Diante do vazio, dos prêmios e armadilhas
Sentir-se condenado a renunciar, única maneira de estabelecer uma poética da habitação, significa deparar-se freqüentemente com o próprio vazio. E são mais profundas as conseqüências dessa determinação quando elas se propagam por toda a vida: morar, alimentar-se, amar, ganhar o sustento, todas essas coisas que fustigam quem se entrega a uma atividade que, como se sabe, não é geradora de capital. "A vida é assim" traduz o tapa da vida na cara do escritor. Essa constatação está presente em todos os poemas do livro, principalmente nos da primeira parte ("Não adianta pensar em mudar de vida (…) a vida tem, a nossa revelia, seus prêmios e armadilhas para distribuir").
Tudo acontece sempre pela primeira vez, dos gestos mais banais às decisões que envolvem o destino: a vida sempre nos devolve ao ponto de partida, aonde os sentidos têm de ser recriados e as velhas respostas não servem. Se por vezes o escritor alimenta a ilusão de que a vida dá uma trégua, ou que a escrita lhe traz algum conforto ("Não fosse a escrita, eu seria um tronco"), ele logo percebe que terá de recriar mais esse sentido ("E não adianta pensar em se entregar ainda mais à vida").
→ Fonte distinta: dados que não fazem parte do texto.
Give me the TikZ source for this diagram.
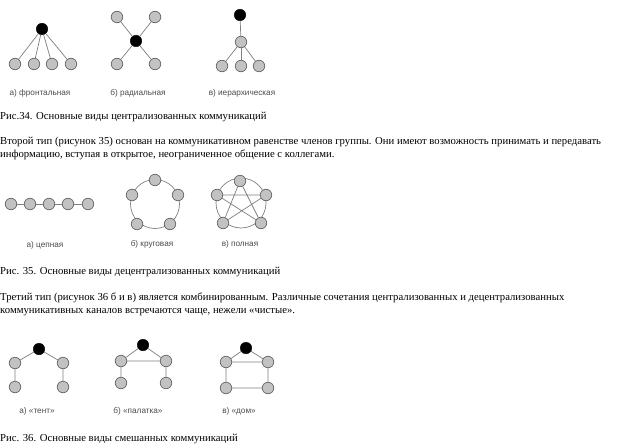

A posição da escuta no fogo cruzado das ruas
Na segunda parte do livro, Pucheu abandona até mesmo a posição de sujeito da escrita —- por mais fragmentada que ela já fosse —- e se arrisca a ocupar a de agente: tornando mais radical algo que já estava em germe no poema "Na cidade aberta, n° 3", de seu primeiro livro ("Na cidade aberta", 1993), o poeta se transmuda em escuta, em arranjo. O poema não é mais encontrado nos limbos interiores ou em sua comunicação com o exterior, mas na própria vertigem do real, quando o que está em questão não é mais a emissão de imagens, frases ou palavras, mas a posição da escuta em meio ao fogo cruzado das ruas, das salas de conversa virtuais, das mensagens que misturam confissões dolorosas e reconhecimento de destinos. Não se trata da idéia, já envelhecida, da morte do autor. No caso de Pucheu, o autor não se quer morto, mas moribundo, ferido pelas balas perdidas dos transeuntes, movido e comovido pelas constatações acerca da vida nas mensagens em sua caixa-postal, virtualizado pela freqüentação de salas de conversa onde só se adentra através da vacilação das idéias de presença e ausência.
O moribundo ocupa sempre uma posição equívoca, já sem desejo ou propósito reconhecível, no extremo final de um caminho, mas também na beirada de mais um começo, porém desconhecido. O enigma proposto pela escuta ativa do poeta é o seguinte: o que é alheio e o que é próprio? Mais do que isso, são as próprias noções de próprio e de alheio que Pucheu quer estremecer.
A condição de eterno morrente do poeta leva a cabo uma inquietação de força constante na poética pucheana, que é a de experimentar o quanto de não-poético cabe no poético (ou vice-versa), justamente por acreditar que o poético só se dá nos limites mais extremos, nas fronteiras desguarnecidas. Estranhamente, a busca do poético em seus limites e fronteiras nunca aponta para um futuro possível, muito menos para um saudosismo, mas para um presente radical, sob a égide de uma modernidade imperativa.
Talvez seja essa uma excelente resposta à convocação rimbaudiana: é preciso ser absolutamente moderno. A virtude maior de Pucheu é justamente ter entendido o termo "moderno" em seu sentido primordial: estar o mais próximo possível do tempo presente.